While the conventionalists argue otherwise, there is some truth to the fact that plenty of health conditions can be taken care of without actually seeing the patient in-person. Based on that assumption, AmericanWell offers an interactive service that lets patients talk to a physician in real time, anytime.
The service went live in January this year and initially focusing on Hawaii. The basic ‘interactive consultation’ uses two-way video conferencing, audio and secure text chat. It’s a step-up from the usual definition of a ‘e-visit’ which are mostly asynchronous text-based communication. Patients join for a fee, as I understand (what frustrated me was that I couldn’t find how much the fee was. I would have expected that to be extremely obvious!). Physicians sign up and make themselves available in aggregated pools of their respective discipline, which in turn are tapped into by patient demand.
So will the health plans pay for this?

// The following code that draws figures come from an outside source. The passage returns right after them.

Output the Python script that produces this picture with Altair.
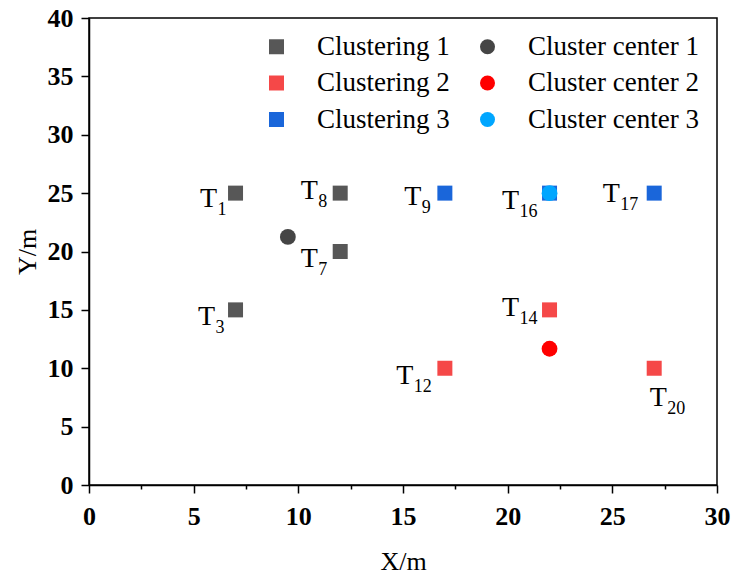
import altair as alt
import pandas as pd

# ---- data ----
sub_labels = ["1", "3", "7", "8", "12", "14", "20", "9", "16", "17"]
pt_x = [7, 7, 12, 12, 17, 22, 27, 17, 22, 27]
pt_y = [25, 15, 20, 25, 10, 15, 10, 25, 25, 25]
pt_group = [1, 1, 1, 1, 2, 2, 2, 3, 3, 3]
# label offsets of the "T" relative to its point (pixels)
lab_dx = [-27, -29, -31, -31, -40, -39, 4, -32, -39, -43]
lab_dy = [6, 7, 7, -2, 8, -2, 30, 4, 8, 1]

center_x = [9.5, 22, 22]
center_y = [21.25, 11.67, 25]

series_order = ["Clustering 1", "Clustering 2", "Clustering 3",
                "Cluster center 1", "Cluster center 2", "Cluster center 3"]
series_colors = ["#575757", "#F54848", "#1A66DA", "#454545", "#FF0000", "#00A6FF"]
series_shapes = ["square", "square", "square", "circle", "circle", "circle"]

W, H = 628, 467
XMAX, YMAX = 30, 40
px_x = W / XMAX
px_y = H / YMAX

pts = pd.DataFrame({"x": pt_x, "y": pt_y,
                    "series": [f"Clustering {g}" for g in pt_group]})
ctr = pd.DataFrame({"x": center_x, "y": center_y,
                    "series": [f"Cluster center {i}" for i in range(1, 4)]})
labs = pd.DataFrame({
    "lx": [x + dx / px_x for x, dx in zip(pt_x, lab_dx)],
    "ly": [y - dy / px_y for y, dy in zip(pt_y, lab_dy)],
    "sub": sub_labels,
})

font = "Liberation Serif"
ticks = [i * 2.5 for i in range(13)]
yticks = [i * 2.5 for i in range(17)]

def axis(title, vals, pad):
    return alt.Axis(title=title, values=vals, grid=False,
                    labelExpr="datum.value % 5 === 0 ? datum.label : ''",
                    labelOverlap=False, labelFlush=False,
                    tickSize={"condition": {"test": "datum.value % 5 === 0", "value": 8}, "value": 4},
                    labelPadding=pad)

xenc = alt.X("x:Q", scale=alt.Scale(domain=[0, XMAX], nice=False),
             axis=axis("X/m", ticks, 10))
yenc = alt.Y("y:Q", scale=alt.Scale(domain=[0, YMAX], nice=False),
             axis=axis("Y/m", yticks, 8))

legend = alt.Legend(title=None, orient="none", legendX=174, legendY=15,
                    columns=2, gridAlign="each", symbolSize=225, symbolStrokeWidth=0,
                    labelFont=font, labelFontSize=27, labelOffset=27,
                    labelLimit=0, columnPadding=24, rowPadding=8.5,
                    padding=0, symbolOpacity=1, direction="vertical")
color = alt.Color("series:N", scale=alt.Scale(domain=series_order, range=series_colors),
                  legend=legend, sort=series_order)
shape = alt.Shape("series:N", scale=alt.Scale(domain=series_order, range=series_shapes),
                  legend=legend, sort=series_order)

squares = alt.Chart(pts).mark_point(filled=True, opacity=1, size=225).encode(
    x=xenc, y=yenc, color=color, shape=shape)
circles = alt.Chart(ctr).mark_point(filled=True, opacity=1, size=250).encode(
    x=xenc, y=yenc, color=color, shape=shape)

t_text = alt.Chart(labs).mark_text(font=font, fontSize=28, align="center",
                                   baseline="middle", color="black").encode(
    x=alt.X("lx:Q"), y=alt.Y("ly:Q"), text=alt.value("T"))
s_text = alt.Chart(labs).mark_text(font=font, fontSize=18, align="left",
                                   baseline="middle", color="black", dx=9, dy=11).encode(
    x=alt.X("lx:Q"), y=alt.Y("ly:Q"), text="sub:N")

chart = alt.layer(squares, circles, t_text, s_text).properties(
    width=W, height=H,
    autosize=alt.AutoSizeParams(type="none"),
    padding={"left": 89, "top": 18, "right": 732 - 89 - W, "bottom": 576 - 18 - H},
).configure_view(stroke="black", strokeWidth=1.5).configure_axis(
    labelFont=font, labelFontSize=26, labelFontWeight="bold", labelColor="black",
    titleFont=font, titleFontSize=26, titleFontWeight="normal", titleColor="black",
    domainColor="black", domainWidth=1.5, tickColor="black", tickWidth=1.5,
).configure_axisX(titlePadding=19).configure_axisY(titlePadding=7)

chart.save("out.html", embed_options={"renderer": "svg", "actions": False})
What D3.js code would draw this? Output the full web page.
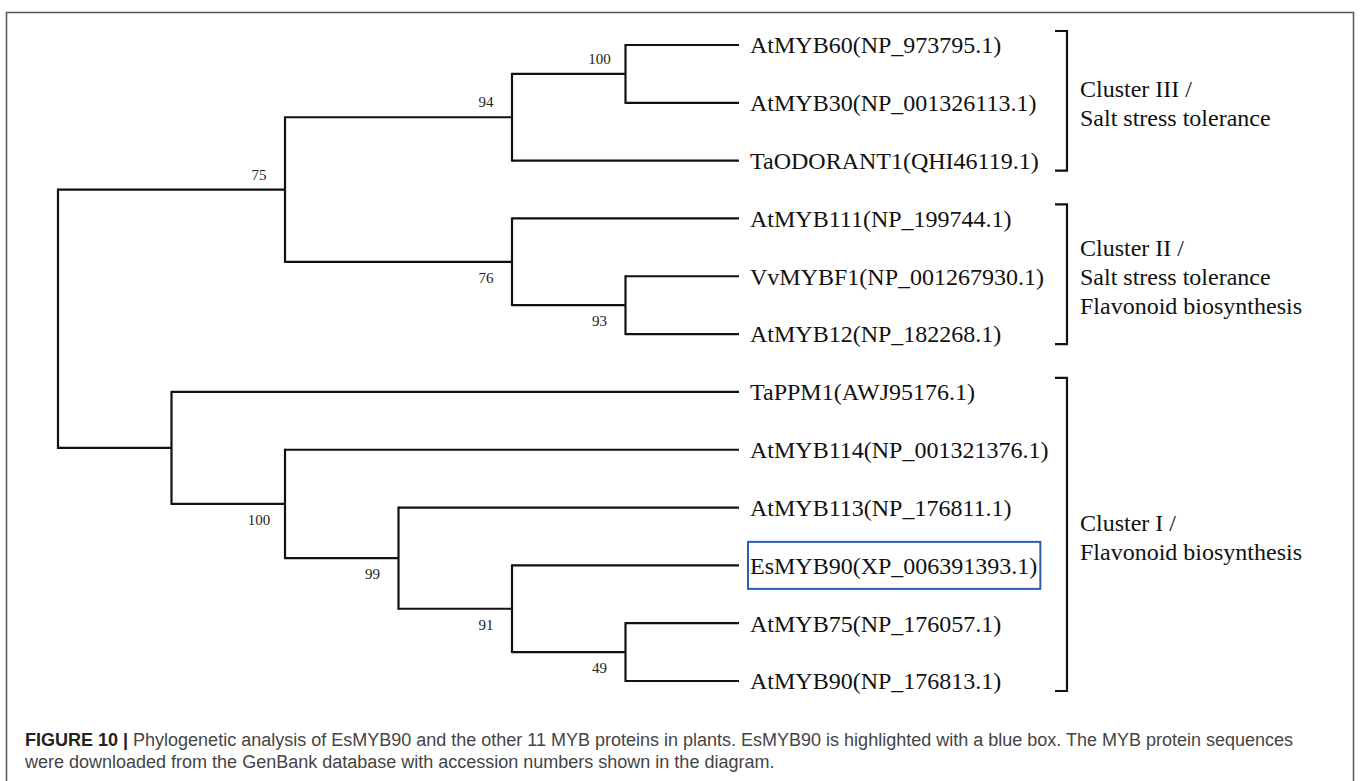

Until now they had signed up only two customers- the Blue Cross-Blue Shield plans in Hawaii and Minnesota. Last month, United Health Group, the largest private health insurer in the U.S., said it would begin deploying American Well’s platform across its huge network of more than 70 million members.
The concept has some viability for sure. But like anything else, it remains to be seen how well it can permeate through the tough, unyielding US healthcare system. I’m sure we’ll see many more startups with similar approaches soon.